Worldbuilding is the act of creating alternative worlds that set the context for stories and actions that cohere around the rules, logic, and history of the alternate world.
Imaginal worldbuilding creates worlds that are attractors that pull reality towards them. Imaginal worldbuilding is about the future, but is grounded in what has come before and what is happening now. We are already on a trajectory that leads to the futures we want. As the worldbuilding matures and the number of participants increases, so does that world’s power to emerge.
When we lay down the canon of the desired future, we note the seeds of it that have already been sown. We are optimistic about the desired trajectories because we can see that they have already started. We have already taken the first steps toward the destination. Ours is hopeful, optimistic worldbuilding. By placing ourselves on a trajectory, we awaken agency.

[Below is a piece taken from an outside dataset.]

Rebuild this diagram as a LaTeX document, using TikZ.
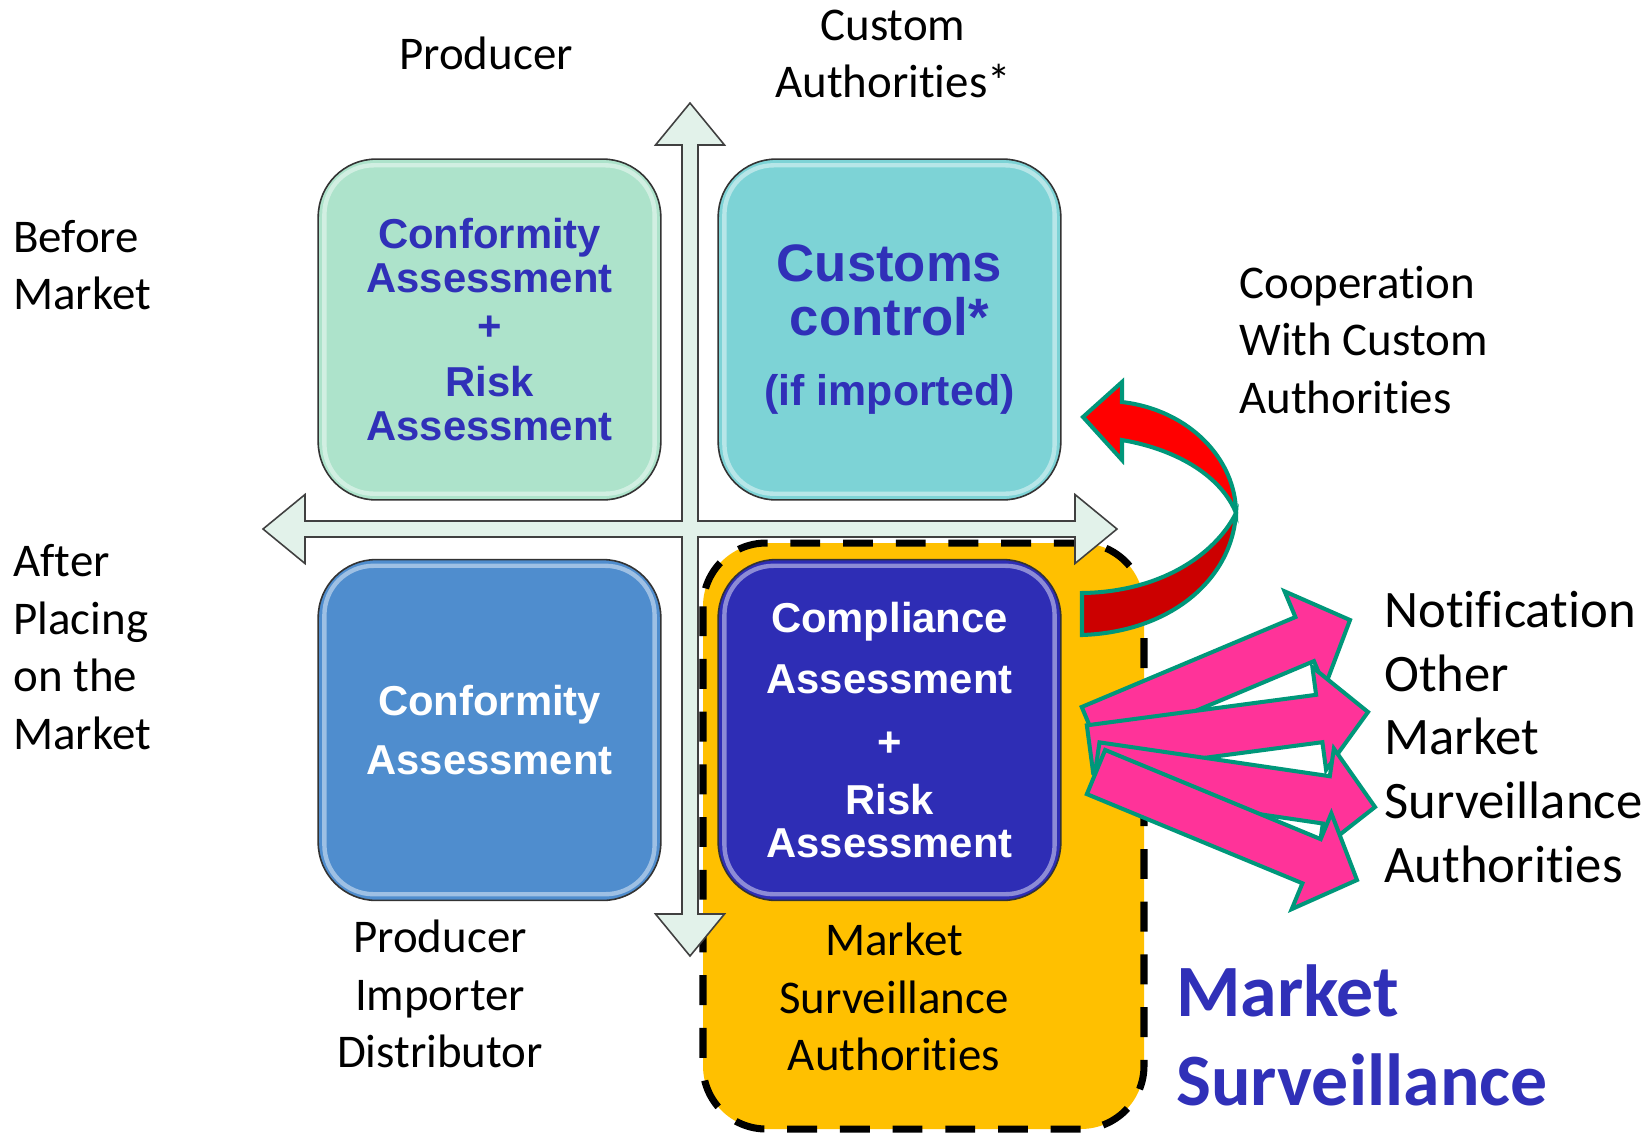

By creating a rich and immersive context that is somewhere between alternate and aspirational, imaginal worldbuilding allows for prefigurative action. Writers can write as if that world were real, policymakers can write policies that would be in place in that world, individuals can behave as if they were already in that world. Because the world the imaginals hold is coherent – it makes internal sense from a set of clear rules – other’s can also take agency in adding to the vision and bringing into this world elements of the one we are moving towards.
“World building is a powerful tool for turning speculation into agency,” notes Architect Anne Julian Pendleton because – “agency is the process in which actions and choices in the present are made in relationship to how we manage the ongoing dialogue between the past, the future and situations in progress.”